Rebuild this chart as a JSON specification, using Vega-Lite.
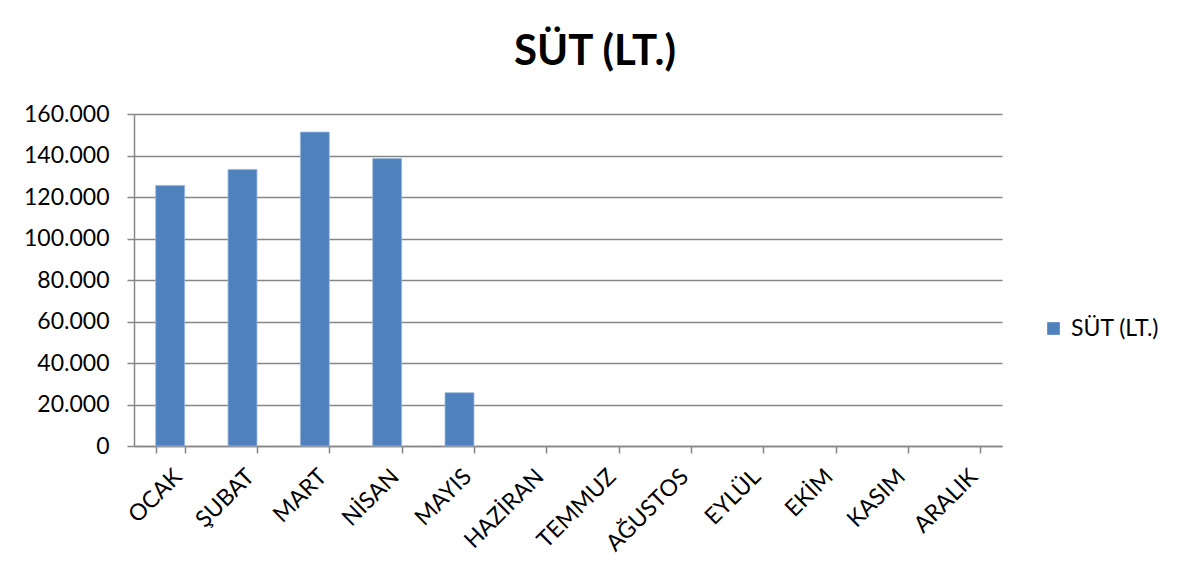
{
  "$schema": "https://vega.github.io/schema/vega-lite/v6.json",
  "width": 868,
  "height": 332,
  "autosize": {"type": "none"},
  "padding": {"left": 134, "top": 114, "right": 194, "bottom": 133},
  "background": "white",
  "config": {
    "locale": {"number": {"decimal": ",", "thousands": ".", "grouping": [3], "currency": ["", " TL"]}},
    "view": {"stroke": null},
    "font": "Lato"
  },
  "title": {
    "text": "SÜT (LT.)",
    "font": "Lato",
    "fontSize": 42,
    "fontWeight": "bold",
    "color": "#000000",
    "anchor": "middle",
    "dx": 27,
    "offset": 29
  },
  "data": {
    "values": [
      {"ay": "OCAK", "seri": "SÜT (LT.)", "deger": 125600},
      {"ay": "ŞUBAT", "seri": "SÜT (LT.)", "deger": 133300},
      {"ay": "MART", "seri": "SÜT (LT.)", "deger": 151300},
      {"ay": "NİSAN", "seri": "SÜT (LT.)", "deger": 138500},
      {"ay": "MAYIS", "seri": "SÜT (LT.)", "deger": 25700},
      {"ay": "HAZİRAN", "seri": "SÜT (LT.)", "deger": null},
      {"ay": "TEMMUZ", "seri": "SÜT (LT.)", "deger": null},
      {"ay": "AĞUSTOS", "seri": "SÜT (LT.)", "deger": null},
      {"ay": "EYLÜL", "seri": "SÜT (LT.)", "deger": null},
      {"ay": "EKİM", "seri": "SÜT (LT.)", "deger": null},
      {"ay": "KASIM", "seri": "SÜT (LT.)", "deger": null},
      {"ay": "ARALIK", "seri": "SÜT (LT.)", "deger": null}
    ]
  },
  "mark": {"type": "bar", "stroke": "#9bb8dc", "strokeWidth": 0.8},
  "encoding": {
    "x": {
      "field": "ay",
      "type": "nominal",
      "sort": null,
      "scale": {
        "domain": ["OCAK", "ŞUBAT", "MART", "NİSAN", "MAYIS", "HAZİRAN", "TEMMUZ", "AĞUSTOS", "EYLÜL", "EKİM", "KASIM", "ARALIK"],
        "paddingInner": 0.6,
        "paddingOuter": 0.3
      },
      "axis": {
        "title": null,
        "labelAngle": -45,
        "labelFont": "Lato",
        "labelFontSize": 23,
        "labelColor": "#000000",
        "labelPadding": 12,
        "tickBand": "extent",
        "tickSize": 7,
        "tickColor": "#868686",
        "tickWidth": 1.5,
        "domainColor": "#868686",
        "domainWidth": 1.5,
        "grid": false
      }
    },
    "y": {
      "field": "deger",
      "type": "quantitative",
      "scale": {"domain": [0, 160000], "nice": false},
      "axis": {
        "title": null,
        "values": [0, 20000, 40000, 60000, 80000, 100000, 120000, 140000, 160000],
        "format": ",.0f",
        "labelFont": "Lato",
        "labelFontSize": 23,
        "labelColor": "#000000",
        "labelPadding": 18,
        "tickSize": 7,
        "tickColor": "#868686",
        "tickWidth": 1.5,
        "domainColor": "#868686",
        "domainWidth": 1.5,
        "grid": true,
        "gridColor": "#868686",
        "gridWidth": 1.5
      }
    },
    "color": {
      "field": "seri",
      "type": "nominal",
      "scale": {"range": ["#4f81bd"]},
      "legend": {
        "title": null,
        "orient": "none",
        "legendX": 908,
        "legendY": 203,
        "symbolType": "square",
        "symbolSize": 160,
        "symbolStrokeWidth": 0,
        "labelFont": "Lato",
        "labelFontSize": 23,
        "labelColor": "#000000",
        "labelOffset": 6
      }
    }
  }
}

□ □ □

GIVEN EXERCISE: Quote everything in the listing above exactly; pictures are the only thing to omit.

ANSWER TO THIS PROBLEM:
Rebuild this chart as a JSON specification, using Vega-Lite.
{
  "$schema": "https://vega.github.io/schema/vega-lite/v6.json",
  "width": 868,
  "height": 332,
  "autosize": {"type": "none"},
  "padding": {"left": 134, "top": 114, "right": 194, "bottom": 133},
  "background": "white",
  "config": {
    "locale": {"number": {"decimal": ",", "thousands": ".", "grouping": [3], "currency": ["", " TL"]}},
    "view": {"stroke": null},
    "font": "Lato"
  },
  "title": {
    "text": "SÜT (LT.)",
    "font": "Lato",
    "fontSize": 42,
    "fontWeight": "bold",
    "color": "#000000",
    "anchor": "middle",
    "dx": 27,
    "offset": 29
  },
  "data": {
    "values": [
      {"ay": "OCAK", "seri": "SÜT (LT.)", "deger": 125600},
      {"ay": "ŞUBAT", "seri": "SÜT (LT.)", "deger": 133300},
      {"ay": "MART", "seri": "SÜT (LT.)", "deger": 151300},
      {"ay": "NİSAN", "seri": "SÜT (LT.)", "deger": 138500},
      {"ay": "MAYIS", "seri": "SÜT (LT.)", "deger": 25700},
      {"ay": "HAZİRAN", "seri": "SÜT (LT.)", "deger": null},
      {"ay": "TEMMUZ", "seri": "SÜT (LT.)", "deger": null},
      {"ay": "AĞUSTOS", "seri": "SÜT (LT.)", "deger": null},
      {"ay": "EYLÜL", "seri": "SÜT (LT.)", "deger": null},
      {"ay": "EKİM", "seri": "SÜT (LT.)", "deger": null},
      {"ay": "KASIM", "seri": "SÜT (LT.)", "deger": null},
      {"ay": "ARALIK", "seri": "SÜT (LT.)", "deger": null}
    ]
  },
  "mark": {"type": "bar", "stroke": "#9bb8dc", "strokeWidth": 0.8},
  "encoding": {
    "x": {
      "field": "ay",
      "type": "nominal",
      "sort": null,
      "scale": {
        "domain": ["OCAK", "ŞUBAT", "MART", "NİSAN", "MAYIS", "HAZİRAN", "TEMMUZ", "AĞUSTOS", "EYLÜL", "EKİM", "KASIM", "ARALIK"],
        "paddingInner": 0.6,
        "paddingOuter": 0.3
      },
      "axis": {
        "title": null,
        "labelAngle": -45,
        "labelFont": "Lato",
        "labelFontSize": 23,
        "labelColor": "#000000",
        "labelPadding": 12,
        "tickBand": "extent",
        "tickSize": 7,
        "tickColor": "#868686",
        "tickWidth": 1.5,
        "domainColor": "#868686",
        "domainWidth": 1.5,
        "grid": false
      }
    },
    "y": {
      "field": "deger",
      "type": "quantitative",
      "scale": {"domain": [0, 160000], "nice": false},
      "axis": {
        "title": null,
        "values": [0, 20000, 40000, 60000, 80000, 100000, 120000, 140000, 160000],
        "format": ",.0f",
        "labelFont": "Lato",
        "labelFontSize": 23,
        "labelColor": "#000000",
        "labelPadding": 18,
        "tickSize": 7,
        "tickColor": "#868686",
        "tickWidth": 1.5,
        "domainColor": "#868686",
        "domainWidth": 1.5,
        "grid": true,
        "gridColor": "#868686",
        "gridWidth": 1.5
      }
    },
    "color": {
      "field": "seri",
      "type": "nominal",
      "scale": {"range": ["#4f81bd"]},
      "legend": {
        "title": null,
        "orient": "none",
        "legendX": 908,
        "legendY": 203,
        "symbolType": "square",
        "symbolSize": 160,
        "symbolStrokeWidth": 0,
        "labelFont": "Lato",
        "labelFontSize": 23,
        "labelColor": "#000000",
        "labelOffset": 6
      }
    }
  }
}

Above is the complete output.